Detailed Key Stage 3 Curriculum information can be viewed in the documents which can be downloaded from this page.

Key Stage 4

What is History GCSE?

This course teaches you of some of the unique stories we encounter as historians of the past. We study some of the most exciting periods, focusing on Migration to Britain from 1250 to the present; the Elizabethans (1580-1603), the Making of America (1789-1900) and Living under Nazi rule (1933-45). We also study a local historical site examining how the site has changed in its use over time, what it reveals about its historical context, how this site compares to other similar sites, and how the site has informed interpretations of the past. It is important to note that whilst the nature of this paper is like the old coursework unit, it is an examined unit.

The breadth and range of the topics we cover offers pupils an opportunity to study periods in more depth and to prepare them to develop their historical understanding beyond GCSE. This is a course for pupils who hold a curiosity of past events, and who want to ask further questions of both familiar and unfamiliar periods.

What skills will I develop?

The course offers opportunities for pupils to develop skills in critical analysis, evaluation of argument, source evaluation, reflective and critical thinking and questioning skills. The demands of this course require that pupils can communicate their ideas and as such, we work with pupils on how to build a coherent and clear argument.

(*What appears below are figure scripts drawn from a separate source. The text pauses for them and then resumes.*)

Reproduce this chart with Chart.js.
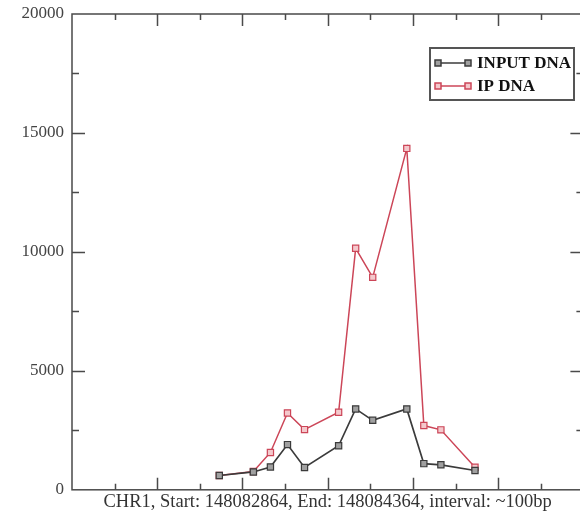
<!DOCTYPE html>
<html>
<head>
<meta charset="utf-8">
<script src="https://cdn.jsdelivr.net/npm/chart.js@4"></script>
<style>
  html, body { margin: 0; padding: 0; background: #fff; overflow: hidden; }
  #wrap { position: relative; width: 589px; height: 516px; }
</style>
</head>
<body>
<div id="wrap"><canvas id="chart"></canvas></div>
<script>
// genomic positions of the probes (~100bp apart, some missing)
const positions = [148082864, 148083064, 148083164, 148083264, 148083364, 148083564,
    148083664, 148083764, 148083964, 148084064, 148084164, 148084364]
const inputDna = [600, 750, 960, 1900, 940, 1850, 3400, 2920, 3400, 1100, 1050, 810]
const ipDna = [600, 770, 1570, 3230, 2530, 3260, 10150, 8930, 14350, 2700, 2520, 950]
const seriesNames = ['INPUT DNA', 'IP DNA']
const xRange = [148082000, 148085000]
const yTicks = [0, 5000, 10000, 15000, 20000]
const xTitle = 'CHR1, Start: 148082864, End: 148084364, interval: ~100bp'

const colors = {
    input: { line: '#3b3b3b', fill: '#a0a0a0' },
    ip: { line: '#cc4658', fill: '#f4c8cc' },
    frame: '#4a4a4a'
}

const toPoints = vals => positions.map((p, i) => ({ x: p, y: vals[i] }))

// frame with inward ticks on all four sides
const framePlugin = {
    id: 'frame',
    afterDatasetsDraw(chart) {
        const { ctx, chartArea: a, scales: { x, y } } = chart
        ctx.save()
        ctx.strokeStyle = colors.frame
        ctx.lineWidth = 1.5
        ctx.strokeRect(a.left, a.top, a.right - a.left, a.bottom - a.top)
        ctx.beginPath()
        for (let v = xRange[0] + 250; v < xRange[1]; v += 250) {
            const px = Math.round(x.getPixelForValue(v)) + 0.5
            const len = (v - xRange[0]) % 500 === 0 ? 12 : 6
            ctx.moveTo(px, a.bottom); ctx.lineTo(px, a.bottom - len)
            ctx.moveTo(px, a.top); ctx.lineTo(px, a.top + len)
        }
        for (let v = 2500; v < 20000; v += 2500) {
            const py = Math.round(y.getPixelForValue(v)) + 0.5
            const len = v % 5000 === 0 ? 13 : 7
            ctx.moveTo(a.left, py); ctx.lineTo(a.left + len, py)
            ctx.moveTo(a.right, py); ctx.lineTo(a.right - len, py)
        }
        ctx.stroke()
        ctx.restore()
    }
}

// boxed legend in the upper right corner
const boxLegend = {
    id: 'boxLegend',
    afterDraw(chart) {
        const ctx = chart.ctx
        const box = { x: 430, y: 48, w: 144, h: 52 }
        ctx.save()
        ctx.fillStyle = '#fff'
        ctx.fillRect(box.x, box.y, box.w, box.h)
        ctx.strokeStyle = '#555'
        ctx.lineWidth = 2
        ctx.strokeRect(box.x, box.y, box.w, box.h)
        const rows = [colors.input, colors.ip]
        rows.forEach((c, i) => {
            const yy = box.y + 15 + i * 23
            ctx.strokeStyle = c.line
            ctx.lineWidth = 1.5
            ctx.beginPath()
            ctx.moveTo(438, yy); ctx.lineTo(468, yy)
            ctx.stroke()
            ;[438, 468].forEach(px => {
                ctx.fillStyle = c.fill
                ctx.fillRect(px - 3, yy - 3, 6, 6)
                ctx.strokeRect(px - 3, yy - 3, 6, 6)
            })
            ctx.fillStyle = '#111'
            ctx.font = 'bold 17px "Liberation Serif"'
            ctx.textBaseline = 'middle'
            ctx.fillText(seriesNames[i], 477, yy + 1)
        })
        ctx.restore()
    }
}

new Chart(document.getElementById('chart'), {
    type: 'line',
    data: {
        datasets: [
            {
                label: seriesNames[0],
                data: toPoints(inputDna),
                borderColor: colors.input.line,
                backgroundColor: colors.input.fill,
                pointBorderColor: colors.input.line,
                pointBackgroundColor: colors.input.fill,
                pointStyle: 'rect',
                pointRadius: 4.4,
                pointBorderWidth: 1.2,
                borderWidth: 1.7,
                tension: 0
            },
            {
                label: seriesNames[1],
                data: toPoints(ipDna),
                borderColor: colors.ip.line,
                backgroundColor: colors.ip.fill,
                pointBorderColor: colors.ip.line,
                pointBackgroundColor: colors.ip.fill,
                pointStyle: 'rect',
                pointRadius: 4.4,
                pointBorderWidth: 1.2,
                borderWidth: 1.5,
                tension: 0
            }
        ]
    },
    options: {
        responsive: true,
        maintainAspectRatio: false,
        animation: false,
        layout: { padding: { top: 14, right: 3, left: 0, bottom: 0 } },
        plugins: {
            legend: { display: false },
            tooltip: { enabled: false }
        },
        scales: {
            x: {
                type: 'linear',
                min: xRange[0],
                max: xRange[1],
                grid: { display: false, drawTicks: false },
                border: { display: false },
                ticks: { display: false, stepSize: 250 },
                title: {
                    display: true,
                    text: xTitle,
                    color: '#333',
                    font: { family: '"Liberation Serif"', size: 18.5 },
                    padding: { top: 1, bottom: 3 }
                }
            },
            y: {
                min: 0,
                max: 20000,
                grid: { display: false, drawTicks: false },
                border: { display: false },
                afterBuildTicks: scale => {
                    scale.ticks = yTicks.map(v => ({ value: v }))
                },
                afterFit: scale => {
                    scale.width = 72
                    scale.paddingTop = 0
                    scale.paddingBottom = 0
                },
                ticks: {
                    padding: 8,
                    color: '#444',
                    font: { family: '"Liberation Serif"', size: 17 },
                    callback: v => String(v)
                }
            }
        }
    },
    plugins: [framePlugin, boxLegend]
})
</script>
</body>
</html>
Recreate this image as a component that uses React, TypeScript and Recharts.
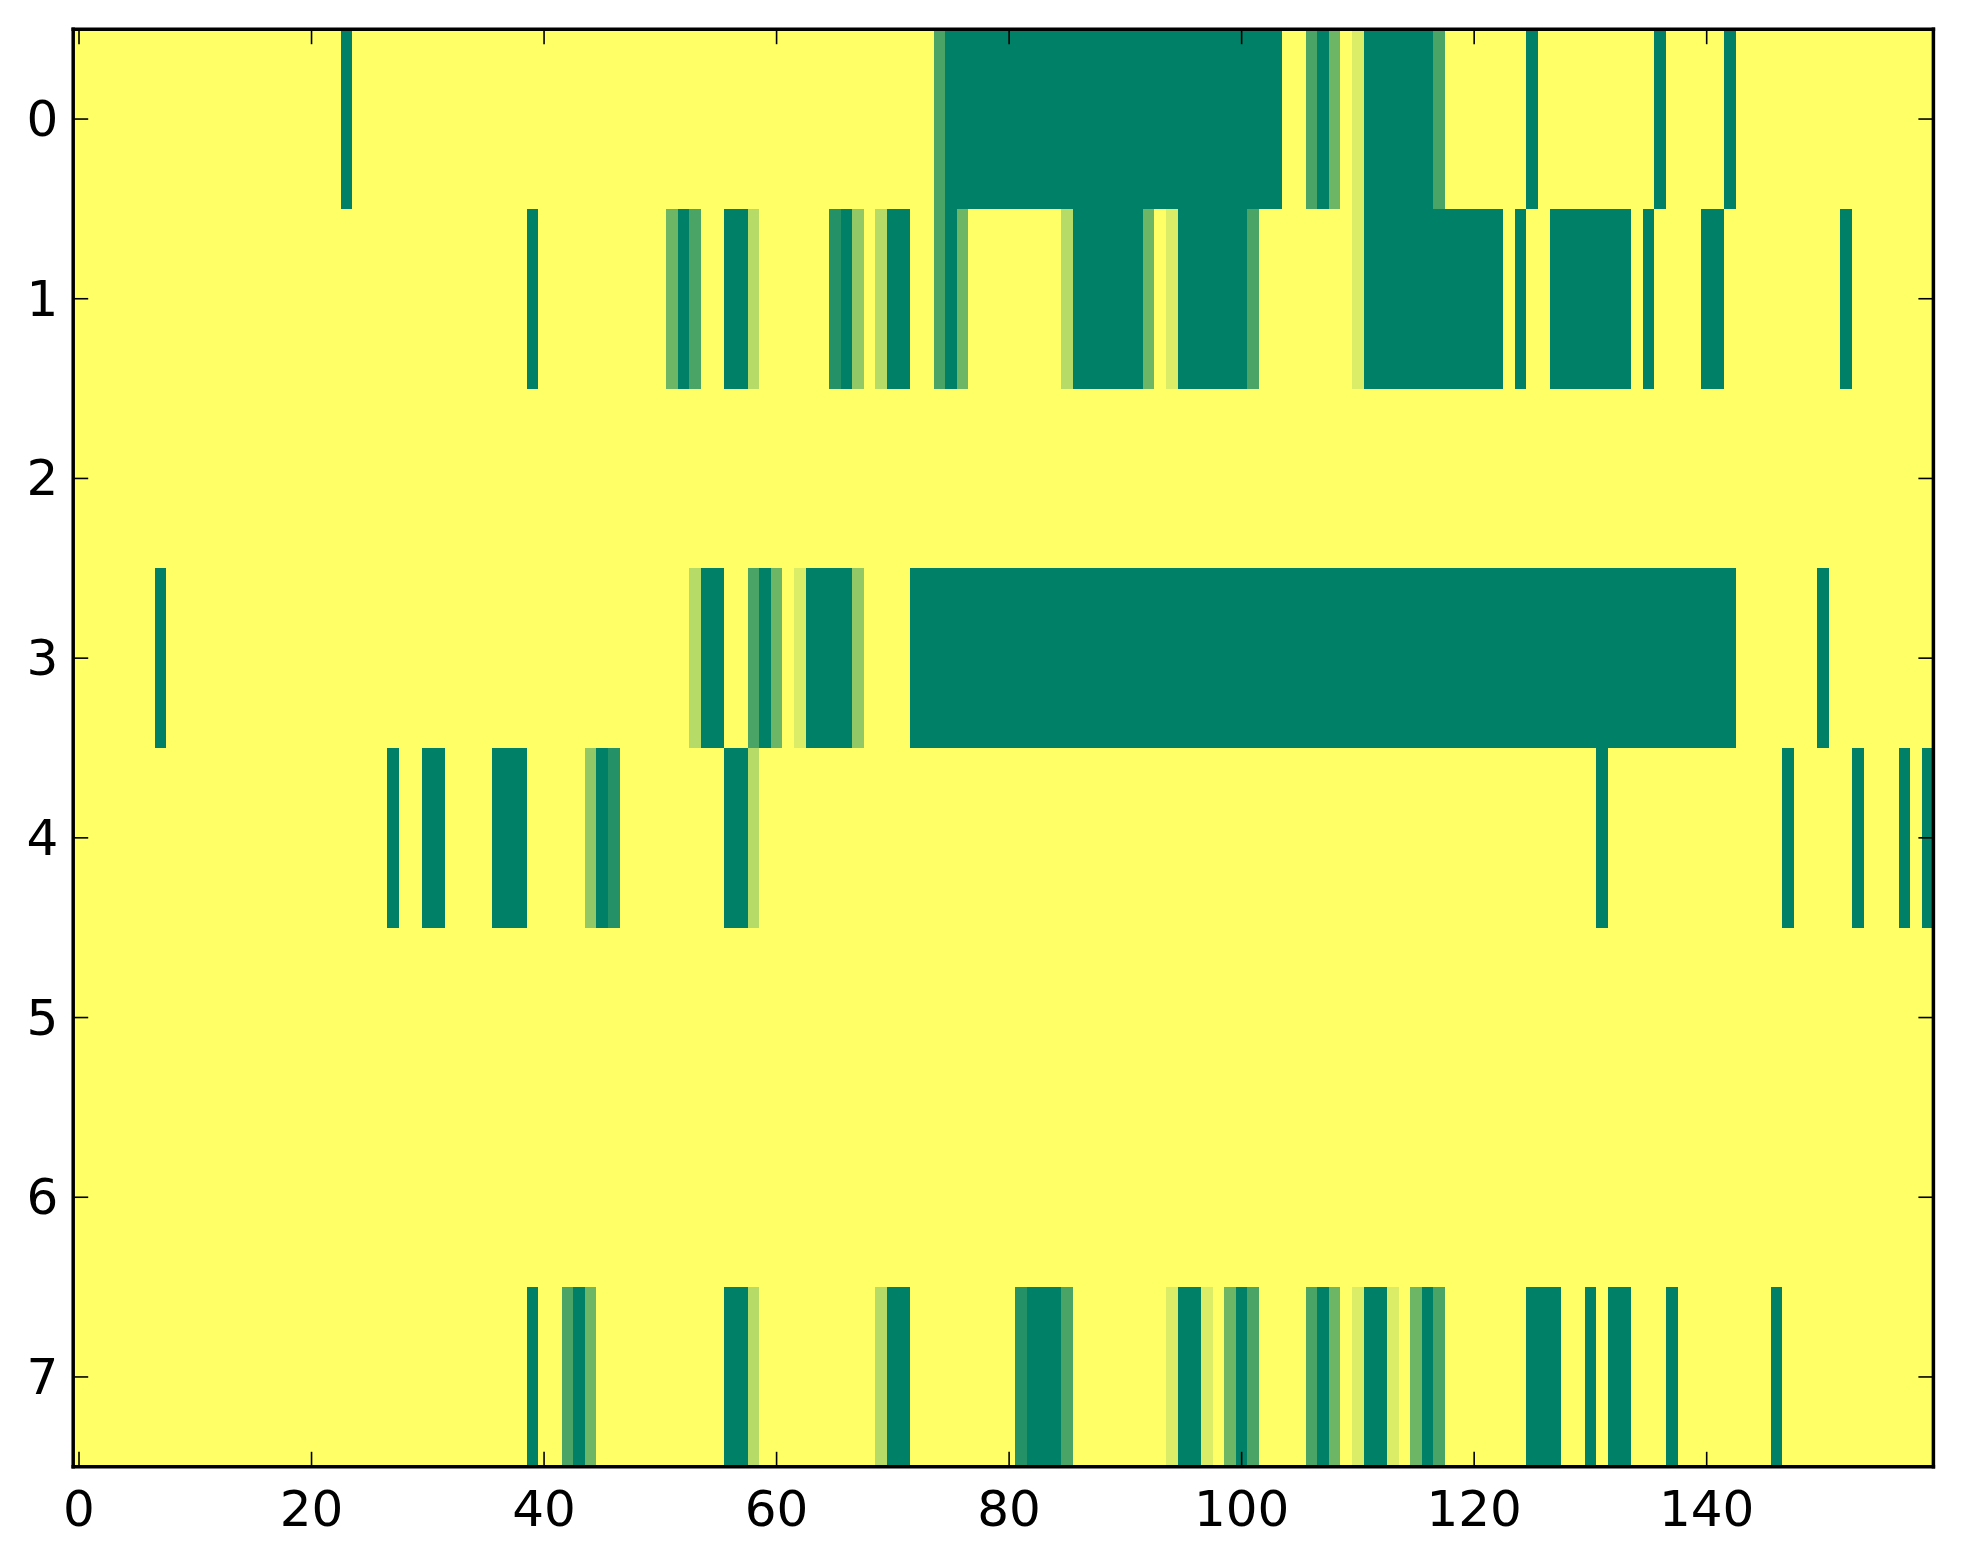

What syllabus will I follow?

OCR SHP (History B)

What will the course look like?

Pupils will complete two of the units in the first half of the two-year course (year 10) and two more in the second year (year 11).  During the summer term at the end of the first year, pupils will also undertake a site visit and complete the content for the ‘History Around Us’ unit. We also run an annual enrichment trip to Munich and Nuremberg in early autumn term for History pupils. This helps to support Paper 3 content taught on Nazi Germany.

What homework will I get?

Due to the written nature of the final assessment, most homework tasks will be written exercises (such as exam practice questions). We will also set timeline tests, key content tests and spelling tests. The homework tasks are set in line with our scheme of work and so there might not be a ‘regular’ weekly homework set for your son/daughter. Hand-in dates will be set in light of the estimated ‘size’ of the task and may be spread across a fortnight to enable pupils the time to complete the task.

How will I be assessed?

Pupils will sit three exams at the end of the two-year course:

  • Paper 1 (Migration to Britain and the Elizabethans) is 1 hour and 45 mins long (40% of total GCSE)
  • Paper 2 (History around Us) is 1 hour long (20%)
  • Paper 3 (the Making of America and Living under Nazi rule) is 1 hour and 45 mins long (40%)

What jobs or further courses of study might this lead to?

Pupils who took this course would look to employment or further study in most areas. The skills offered by history provide a secure basis in which to enter most professions and to look towards further study in subjects beyond history. Previous pupils have moved on to study history at ǧƵ Sixth Form and then to Oxford University to read history, whilst others have chosen to study medicine at UCL. The analytical skills which is a key element of GCSE History are valuable for a range of professions, including careers in law, journalism and whole host of other related disciplines. History seeks to reward you not just with the knowledge, but with the skills to take your future forward.

Are there any entry requirements for this course?

There are no strict requirements to complete this course, but pupils and parents should be mindful that this is a written subject and therefore pupils are required to be reasonably confident in their reading and written abilities. Please contact your son/daughter’s history teacher should you have any questions regarding this.

If I need additional support, what can I access?

The history department provides a great deal of support in revising for GCSE. This includes help in making revision notes, department revision guides and recommendations on appropriate textbooks and support materials to purchase. The department will be happy to advise on historians to read and recommend historical fiction to support your son/daughter’s enthusiasm for the course content.